May 13 — The South Burlington City Planning Commission reviewed proposed amendments to how the city defines and measures building height and to the maximum heights for different building types. Planning staff presented a draft that aligns the city’s measurements with the International Building Code, shifts the primary baseline to finished grade, and replaces some story‑based limits with explicit foot measurements.
The changes matter because they affect how tall new housing and mixed‑use projects can be and how developers calculate heights during design. Planning staff said the intent is to simplify measurements for builders and to make the city’s rules consistent with industry practice: “we’ve moved the standard for measuring grades to a finished grade, which is pretty standard for most of the construction industry,” the staff presenter said. The draft also shifts toward measuring height in gross feet with stories treated as a secondary measure.
Key details in the draft include replacing several overlapping grade definitions with a finished‑grade baseline, and updating the height table so medium multiunit buildings would have a higher cap (the draft shows an increase from about 28 feet to 45 feet for the medium category) while large multiunit buildings would be measured in feet (the draft uses 60 feet to replace a former five‑story limit). Staff said the larger numeric caps reflect developer feedback about how units are laid out (for example allowing three‑floor commercial‑style floor‑to‑floor heights) and that some numbers may be adjusted after further review.
Commissioners pressed staff to reduce redundant definitions and to make plain when finished grade applies to a building versus the surrounding terrain. Commissioner Michael asked whether “finished grade” should explicitly reference the base of a building; planning staff agreed that finished grade as used in the draft refers to the building base and said they would clarify the wording. Commissioners also flagged a likely typographical error in a redline that listed “28” in a place that had been story‑based in the adopted code and asked the staff to tidy the table and its notes to prevent confusion.

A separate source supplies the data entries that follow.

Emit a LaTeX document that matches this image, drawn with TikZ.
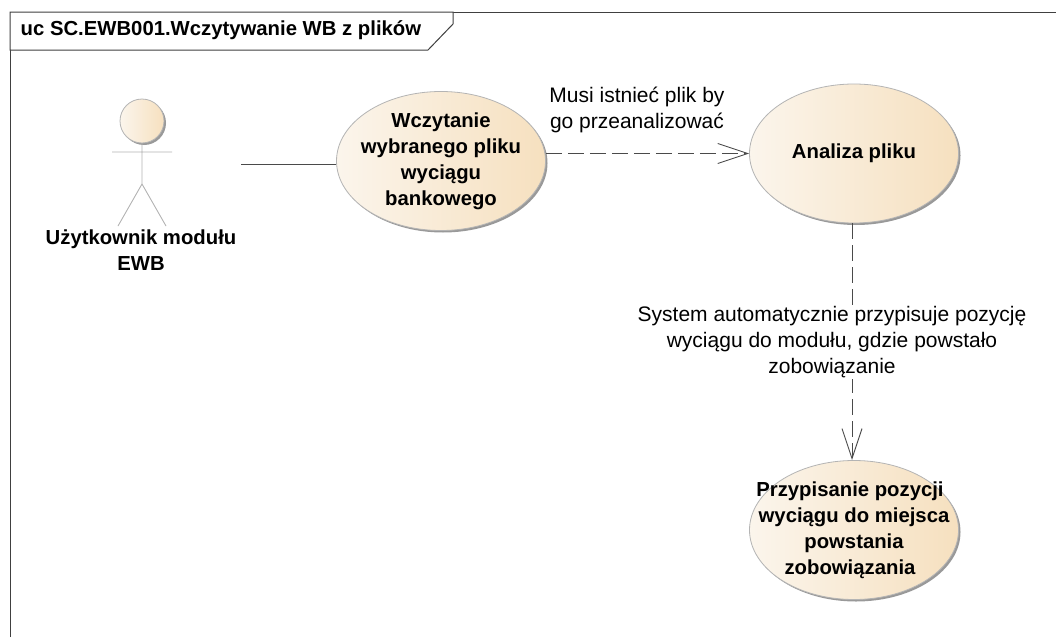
\documentclass[tikz,border=0pt]{standalone}
\usepackage{fontspec}
\setmainfont{Liberation Sans}
\usetikzlibrary{shapes.geometric,arrows.meta,shadows}
\definecolor{ucL}{HTML}{FBF5EC}
\definecolor{ucR}{HTML}{F6E0BF}
\definecolor{framec}{HTML}{404040}
\definecolor{edgec}{HTML}{B4B4B4}
\definecolor{wirec}{HTML}{4A4A4A}
\newcommand{\boldtxt}{\fontsize{20.3}{26}\selectfont\bfseries}
\newcommand{\plaintxt}{\fontsize{21}{26}\selectfont}
\tikzset{
  x=1pt,y=-1pt,
  ucase/.style={ellipse,draw=edgec,line width=0.8pt,left color=ucL,right color=ucR,
    minimum width=209pt,minimum height=139pt,inner sep=-40pt,align=center,
    font=\boldtxt,text=black,
    drop shadow={shadow xshift=2pt,shadow yshift=-2pt,fill=black!40,opacity=1}},
  actorpart/.style={draw=edgec,line width=0.9pt},
  wire/.style={draw=wirec,line width=0.9pt},
  dep/.style={wire,dash pattern=on 16pt off 6pt,-{Straight Barb[length=30pt,width=20pt,sep=0pt]}},
  deplabel/.style={fill=white,inner sep=1pt,align=center,font=\plaintxt,text=black},
}
\begin{document}
\begin{tikzpicture}
\useasboundingbox (0,0) rectangle (1056,637);
\fill[white] (0,0) rectangle (1056,637);
% frame
\coordinate (fbl) at (10,637);
\coordinate (ftl) at (10,12);
\coordinate (ftr) at (1056,12);
\draw[draw=framec,line width=1pt] (fbl) -- (ftl) -- (ftr);
\draw[draw=framec,line width=1pt,fill=white] (ftl) -- (453,12) -- (453,24) -- (428,50) -- (10,50) -- cycle;
\node[anchor=west,inner sep=0pt,font=\boldtxt] (title) at (20.5,30.5) {uc SC.EWB001.Wczytywanie WB z plików};
% actor
\node[circle,minimum size=44pt,inner sep=0pt,draw=edgec,line width=0.8pt,left color=ucL,right color=ucR,
  drop shadow={shadow xshift=2pt,shadow yshift=-2pt,fill=black!40,opacity=1}] (head) at (142,121) {};
\coordinate (armL) at (112,152);
\coordinate (armR) at (172,152);
\coordinate (hip) at (142,184);
\coordinate (legL) at (118,226);
\coordinate (legR) at (166,226);
\draw[actorpart] (head.south) -- (hip) (armL) -- (armR) (legL) -- (hip) -- (legR);
\node[align=center,inner sep=0pt,font=\boldtxt] (actor) at (141,250) {Użytkownik modułu\\EWB};
\coordinate (actorlink) at (241,164);
% use cases
\node[ucase] (uc1) at (441,161) {Wczytanie\\wybranego pliku\\wyciągu\\bankowego};
\node[ucase] (uc2) at (854,153.5) {\raisebox{3pt}{Analiza pliku}};
\node[ucase] (uc3) at (854,530) {Przypisanie pozycji\hspace*{8pt}\\wyciągu do miejsca\hspace*{8pt}\\powstania\hspace*{8pt}\\zobowiązania\hspace*{8pt}};
% connectors
\draw[wire] (actorlink) -- (uc1.west |- actorlink);
\draw[dep] (uc2.west -| uc1.east) -- (uc2.west);
\draw[dep] (uc2.south -| 852,0) -- (852,460);
\node[deplabel] (l1) at (637,110) {Musi istnieć plik by\\go przeanalizować};
\node[deplabel] (l2) at (832,342) {System automatycznie przypisuje pozycję\\wyciągu do modułu, gdzie powstało\\zobowiązanie};
\end{tikzpicture}
\end{document}
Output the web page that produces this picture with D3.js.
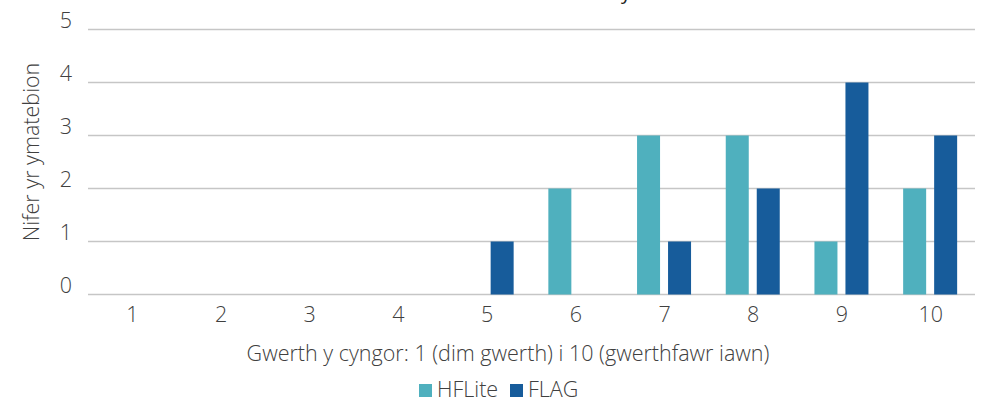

The draft preserves an inclusionary‑zoning-related bonus: if a project qualifies under the state’s affordable housing development program (the state statutory optional program the city has folded into its requirements), the project can receive an additional story as a bonus. Planning staff described that as a legal compatibility matter rather than a change in policy.
Staff said they will return with cleaned‑up language, corrected table notes and cross‑references, and with any revised numbers that result from follow‑up conversations with developers and engineers. No formal vote on the height and measurement amendments was taken at the May 13 meeting; the commission left the item for further editing and a future public hearing.